M. Marchangy ajoute que cette chanson fut imprimée clandestinement, qu’elle était calculée pour agir sur l’esprit des soldats, et pour seconder des machinations coupables. Cette démonstration lui fournit un moyen oratoire. Il discute ensuite le chef de prévention relatif aux offenses contre la personne du roi, et termine en ces mots :

« Certes, la gaîté française a des droits ; mais si elle devenait tellement exigeante qu’il fallût lui sacrifier l’honnêteté publique, la religion, les lois, le bon ordre et les bonnes mœurs ; si elle ne devait vivre désormais qu’aux dépens de la décence, de la foi, de la fidélité ; mieux vaudraient la tristesse et le malheur, car du moins il y aurait là de graves sentiments qui ramèneraient à l’espérance et à la Divinité.

« Oui, la gaîté française a bien des droits ; mais, au lieu de la chercher dans la fange de l’impudicité et dans l’aride poussière de l’athéisme, qu’elle butine, ainsi que l’abeille, sur tant de sujets aimables et gracieux qu’ont effleurés des chansonniers célèbres, dont la gloire innocente est une des belles fleurs de notre Pinde.
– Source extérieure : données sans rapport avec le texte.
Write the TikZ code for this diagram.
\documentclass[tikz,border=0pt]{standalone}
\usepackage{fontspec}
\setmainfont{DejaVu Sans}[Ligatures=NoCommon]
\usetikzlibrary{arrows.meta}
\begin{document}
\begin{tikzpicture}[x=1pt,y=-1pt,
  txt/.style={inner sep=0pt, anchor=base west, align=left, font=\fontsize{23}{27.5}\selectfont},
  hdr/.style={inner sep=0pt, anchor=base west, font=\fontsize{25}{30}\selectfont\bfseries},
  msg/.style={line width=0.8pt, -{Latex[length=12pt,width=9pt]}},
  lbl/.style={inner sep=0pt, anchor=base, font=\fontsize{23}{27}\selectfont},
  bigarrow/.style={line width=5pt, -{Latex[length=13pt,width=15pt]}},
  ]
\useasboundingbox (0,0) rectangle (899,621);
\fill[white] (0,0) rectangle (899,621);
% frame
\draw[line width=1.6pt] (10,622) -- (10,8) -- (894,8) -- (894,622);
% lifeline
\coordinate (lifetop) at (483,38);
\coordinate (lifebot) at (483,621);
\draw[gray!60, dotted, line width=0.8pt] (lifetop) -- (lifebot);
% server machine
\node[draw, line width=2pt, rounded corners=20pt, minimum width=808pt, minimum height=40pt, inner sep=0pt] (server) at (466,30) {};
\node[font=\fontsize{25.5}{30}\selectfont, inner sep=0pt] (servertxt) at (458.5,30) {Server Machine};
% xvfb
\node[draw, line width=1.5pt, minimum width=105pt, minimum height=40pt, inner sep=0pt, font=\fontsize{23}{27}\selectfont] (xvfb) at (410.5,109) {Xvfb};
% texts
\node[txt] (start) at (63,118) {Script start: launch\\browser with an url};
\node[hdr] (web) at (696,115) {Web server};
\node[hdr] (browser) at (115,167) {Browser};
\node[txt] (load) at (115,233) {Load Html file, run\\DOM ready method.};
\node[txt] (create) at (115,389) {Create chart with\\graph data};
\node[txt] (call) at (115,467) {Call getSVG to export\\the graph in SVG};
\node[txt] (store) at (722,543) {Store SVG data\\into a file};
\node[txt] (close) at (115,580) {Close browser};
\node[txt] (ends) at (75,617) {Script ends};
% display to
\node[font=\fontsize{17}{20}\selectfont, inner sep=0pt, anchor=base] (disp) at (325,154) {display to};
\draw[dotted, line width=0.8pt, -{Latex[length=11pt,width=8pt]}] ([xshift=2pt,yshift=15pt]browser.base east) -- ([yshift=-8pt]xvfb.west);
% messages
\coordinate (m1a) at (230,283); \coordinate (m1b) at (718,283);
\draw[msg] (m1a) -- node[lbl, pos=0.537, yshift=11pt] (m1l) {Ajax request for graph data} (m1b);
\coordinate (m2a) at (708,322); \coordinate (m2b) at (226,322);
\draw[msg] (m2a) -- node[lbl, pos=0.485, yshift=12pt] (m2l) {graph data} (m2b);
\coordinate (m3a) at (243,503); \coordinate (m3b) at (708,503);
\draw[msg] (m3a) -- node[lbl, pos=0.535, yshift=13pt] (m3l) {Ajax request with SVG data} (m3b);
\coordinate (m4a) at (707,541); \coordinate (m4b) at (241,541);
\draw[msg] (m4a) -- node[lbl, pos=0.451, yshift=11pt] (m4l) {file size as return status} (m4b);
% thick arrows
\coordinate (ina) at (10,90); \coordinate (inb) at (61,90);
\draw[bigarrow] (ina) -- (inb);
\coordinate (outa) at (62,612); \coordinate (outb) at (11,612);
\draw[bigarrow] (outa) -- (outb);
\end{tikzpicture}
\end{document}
Eh quoi ! sera-t-elle plus expansive et plus libre, quand, au milieu d’un festin de famille et de bon voisinage, elle aura insulté à la piété d’un convive et blessé ses opinions ; quand elle aura appris à l’artisan, au laboureur courbé sous de pénibles travaux, des couplets impies contre une religion qui venait le consoler, et contre un Dieu qui promet d’essuyer les sueurs et les larmes ?

« Ah ! si le caractère français a perdu de son en-

  1. Ici M. l’avocat-général a donné lecture d’une lettre du ministre de la police (M. Mounier), qui dénonce cette chanson comme ayant été répandue et chantée dans les casernes.